- RECORDS FOR THE EXERCISE
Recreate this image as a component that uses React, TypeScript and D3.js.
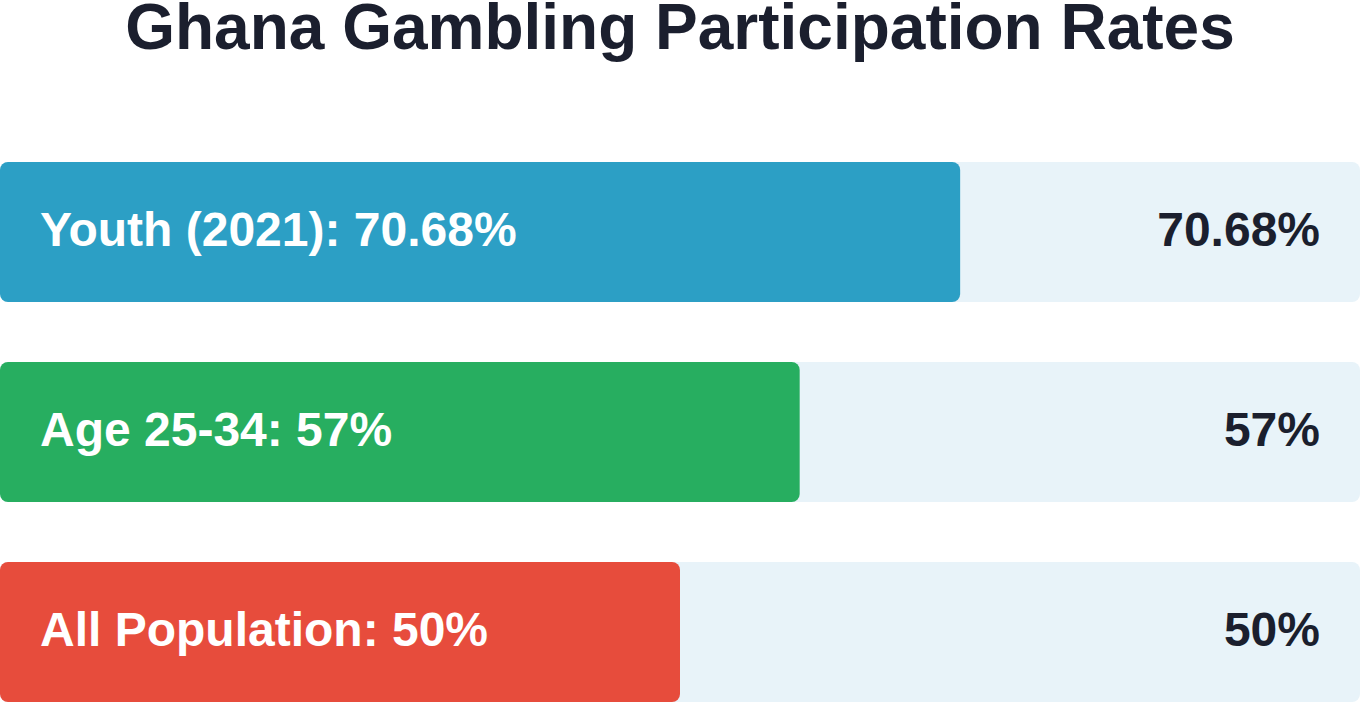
import React from "react";
import * as d3 from "d3";

const categories = ["Youth (2021)", "Age 25-34", "All Population"];
const rates = [70.68, 57, 50];
const rateLabels = ["70.68%", "57%", "50%"];
// Filled length of each bar (percent of track)
const barLengths = [70.6, 58.8, 50];
const colors = ["#2c9fc5", "#27ae60", "#e74c3c"];

const W = 1360;
const H = 702;

export default function App() {
  const x = d3.scaleLinear().domain([0, 100]).range([0, W]);
  const y = d3
    .scaleBand<string>()
    .domain(categories)
    .range([162, 702])
    .paddingInner(0.3)
    .paddingOuter(0);
  const font = "'Liberation Sans', Arial, Helvetica, sans-serif";
  return (
    <svg
      width={W}
      height={H}
      style={{ position: "absolute", left: 0, top: 0, display: "block" }}
      fontFamily={font}
    >
      <rect width={W} height={H} fill="#ffffff" />
      <text
        x={W / 2}
        y={49}
        textAnchor="middle"
        fontSize={64}
        fontWeight="bold"
        fill="#1b1f2e"
      >
        Ghana Gambling Participation Rates
      </text>
      {categories.map((c, i) => {
        const y0 = y(c)!;
        const bh = y.bandwidth();
        const cy = y0 + bh / 2 - 3;
        return (
          <g key={c}>
            <rect x={x(0)} y={y0} width={x(100) - x(0)} height={bh} rx={8} fill="#e8f3f9" />
            <rect x={x(0)} y={y0} width={x(barLengths[i]) - x(0)} height={bh} rx={8} fill={colors[i]} />
            <text
              x={40}
              y={cy}
              dy="0.35em"
              fontSize={48}
              fontWeight="bold"
              fill="#ffffff"
            >
              {`${c}: ${d3.format("")(rates[i])}%`}
            </text>
            <text
              x={W - 40}
              y={cy}
              dy="0.35em"
              textAnchor="end"
              fontSize={48}
              fontWeight="bold"
              fill="#1b1f2e"
            >
              {rateLabels[i]}
            </text>
          </g>
        );
      })}
    </svg>
  );
}
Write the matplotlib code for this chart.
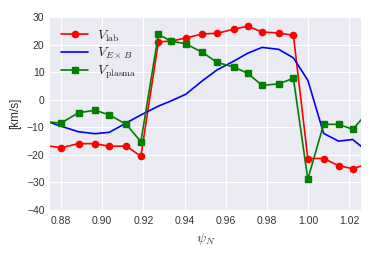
import matplotlib
matplotlib.use('Agg')
import matplotlib.pyplot as plt

psi = [0.8723, 0.8801, 0.8885, 0.8966, 0.9035, 0.9117, 0.9188, 0.9273, 0.9335,
       0.9406, 0.9487, 0.9557, 0.9639, 0.9707, 0.9777, 0.9858, 0.9929, 0.9999,
       1.0076, 1.0149, 1.0217, 1.0290]
v_lab = [-16.6, -17.4, -15.9, -15.9, -16.9, -16.8, -20.5, 21.0, 21.3,
         22.4, 23.9, 24.1, 25.6, 26.7, 24.6, 24.2, 23.4, -21.3,
         -21.3, -23.9, -25.0, -23.3]
v_exb = [-7.6, -9.6, -11.6, -12.3, -11.8, -8.4, -5.5, -2.3, -0.4,
         2.0, 6.9, 10.8, 14.0, 16.9, 19.0, 18.3, 15.2, 7.1,
         -12.2, -15.0, -14.4, -18.8]
v_plasma = [-8.0, -8.4, -4.7, -3.8, -5.5, -8.9, -15.2, 23.7, 21.3,
            20.3, 17.2, 13.6, 11.9, 9.6, 5.2, 5.8, 7.8, -28.8,
            -8.9, -8.9, -10.7, -4.6]

plt.style.use('seaborn-v0_8-darkgrid')
plt.rcParams['font.family'] = 'sans-serif'
plt.rcParams['font.sans-serif'] = ['Liberation Sans', 'DejaVu Sans']
plt.rcParams['mathtext.fontset'] = 'cm'

fig = plt.figure(figsize=(3.74, 2.59), dpi=100)
ax = fig.add_axes([0.134, 0.189, 0.831, 0.745])

ax.plot(psi, v_lab, 'r-o', lw=1.2, ms=4.5, label=r'$V_{\rm lab}$')
ax.plot(psi, v_exb, 'b-', lw=1.2, label=r'$V_{E\times B}$')
ax.plot(psi, v_plasma, 'g-s', lw=1.2, ms=4.5, label=r'$V_{\rm plasma}$')

ax.set_xlim(0.8747, 1.0257)
ax.set_ylim(-40, 30)
ax.set_xticks([0.88, 0.90, 0.92, 0.94, 0.96, 0.98, 1.00, 1.02])
ax.set_yticks(range(-40, 31, 10))
ax.tick_params(labelsize=7.5, colors='#333333', length=0, pad=4)
ax.set_xlabel(r'$\psi_N$', fontsize=10, color='#333333')
ax.set_ylabel('[km/s]', fontsize=8.5, color='#333333')
ax.legend(loc='upper left', fontsize=10, frameon=False, handlelength=1.95,
          handletextpad=0.6, labelspacing=0.18, borderaxespad=0.4)

fig.savefig('out.png', dpi=100)
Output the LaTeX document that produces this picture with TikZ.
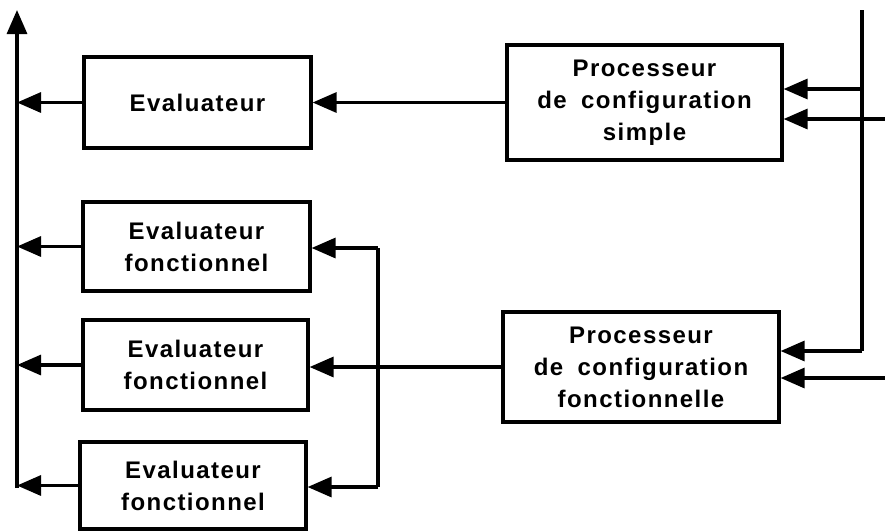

- OBJECTIVE
Leave out the pictures, and give all the records again exactly.

- ANSWER TO THE TASK
Recreate this image as a component that uses React, TypeScript and D3.js.
import React from "react";
import * as d3 from "d3";

const categories = ["Youth (2021)", "Age 25-34", "All Population"];
const rates = [70.68, 57, 50];
const rateLabels = ["70.68%", "57%", "50%"];
// Filled length of each bar (percent of track)
const barLengths = [70.6, 58.8, 50];
const colors = ["#2c9fc5", "#27ae60", "#e74c3c"];

const W = 1360;
const H = 702;

export default function App() {
  const x = d3.scaleLinear().domain([0, 100]).range([0, W]);
  const y = d3
    .scaleBand<string>()
    .domain(categories)
    .range([162, 702])
    .paddingInner(0.3)
    .paddingOuter(0);
  const font = "'Liberation Sans', Arial, Helvetica, sans-serif";
  return (
    <svg
      width={W}
      height={H}
      style={{ position: "absolute", left: 0, top: 0, display: "block" }}
      fontFamily={font}
    >
      <rect width={W} height={H} fill="#ffffff" />
      <text
        x={W / 2}
        y={49}
        textAnchor="middle"
        fontSize={64}
        fontWeight="bold"
        fill="#1b1f2e"
      >
        Ghana Gambling Participation Rates
      </text>
      {categories.map((c, i) => {
        const y0 = y(c)!;
        const bh = y.bandwidth();
        const cy = y0 + bh / 2 - 3;
        return (
          <g key={c}>
            <rect x={x(0)} y={y0} width={x(100) - x(0)} height={bh} rx={8} fill="#e8f3f9" />
            <rect x={x(0)} y={y0} width={x(barLengths[i]) - x(0)} height={bh} rx={8} fill={colors[i]} />
            <text
              x={40}
              y={cy}
              dy="0.35em"
              fontSize={48}
              fontWeight="bold"
              fill="#ffffff"
            >
              {`${c}: ${d3.format("")(rates[i])}%`}
            </text>
            <text
              x={W - 40}
              y={cy}
              dy="0.35em"
              textAnchor="end"
              fontSize={48}
              fontWeight="bold"
              fill="#1b1f2e"
            >
              {rateLabels[i]}
            </text>
          </g>
        );
      })}
    </svg>
  );
}
Write the matplotlib code for this chart.
import matplotlib
matplotlib.use('Agg')
import matplotlib.pyplot as plt

psi = [0.8723, 0.8801, 0.8885, 0.8966, 0.9035, 0.9117, 0.9188, 0.9273, 0.9335,
       0.9406, 0.9487, 0.9557, 0.9639, 0.9707, 0.9777, 0.9858, 0.9929, 0.9999,
       1.0076, 1.0149, 1.0217, 1.0290]
v_lab = [-16.6, -17.4, -15.9, -15.9, -16.9, -16.8, -20.5, 21.0, 21.3,
         22.4, 23.9, 24.1, 25.6, 26.7, 24.6, 24.2, 23.4, -21.3,
         -21.3, -23.9, -25.0, -23.3]
v_exb = [-7.6, -9.6, -11.6, -12.3, -11.8, -8.4, -5.5, -2.3, -0.4,
         2.0, 6.9, 10.8, 14.0, 16.9, 19.0, 18.3, 15.2, 7.1,
         -12.2, -15.0, -14.4, -18.8]
v_plasma = [-8.0, -8.4, -4.7, -3.8, -5.5, -8.9, -15.2, 23.7, 21.3,
            20.3, 17.2, 13.6, 11.9, 9.6, 5.2, 5.8, 7.8, -28.8,
            -8.9, -8.9, -10.7, -4.6]

plt.style.use('seaborn-v0_8-darkgrid')
plt.rcParams['font.family'] = 'sans-serif'
plt.rcParams['font.sans-serif'] = ['Liberation Sans', 'DejaVu Sans']
plt.rcParams['mathtext.fontset'] = 'cm'

fig = plt.figure(figsize=(3.74, 2.59), dpi=100)
ax = fig.add_axes([0.134, 0.189, 0.831, 0.745])

ax.plot(psi, v_lab, 'r-o', lw=1.2, ms=4.5, label=r'$V_{\rm lab}$')
ax.plot(psi, v_exb, 'b-', lw=1.2, label=r'$V_{E\times B}$')
ax.plot(psi, v_plasma, 'g-s', lw=1.2, ms=4.5, label=r'$V_{\rm plasma}$')

ax.set_xlim(0.8747, 1.0257)
ax.set_ylim(-40, 30)
ax.set_xticks([0.88, 0.90, 0.92, 0.94, 0.96, 0.98, 1.00, 1.02])
ax.set_yticks(range(-40, 31, 10))
ax.tick_params(labelsize=7.5, colors='#333333', length=0, pad=4)
ax.set_xlabel(r'$\psi_N$', fontsize=10, color='#333333')
ax.set_ylabel('[km/s]', fontsize=8.5, color='#333333')
ax.legend(loc='upper left', fontsize=10, frameon=False, handlelength=1.95,
          handletextpad=0.6, labelspacing=0.18, borderaxespad=0.4)

fig.savefig('out.png', dpi=100)
Output the LaTeX document that produces this picture with TikZ.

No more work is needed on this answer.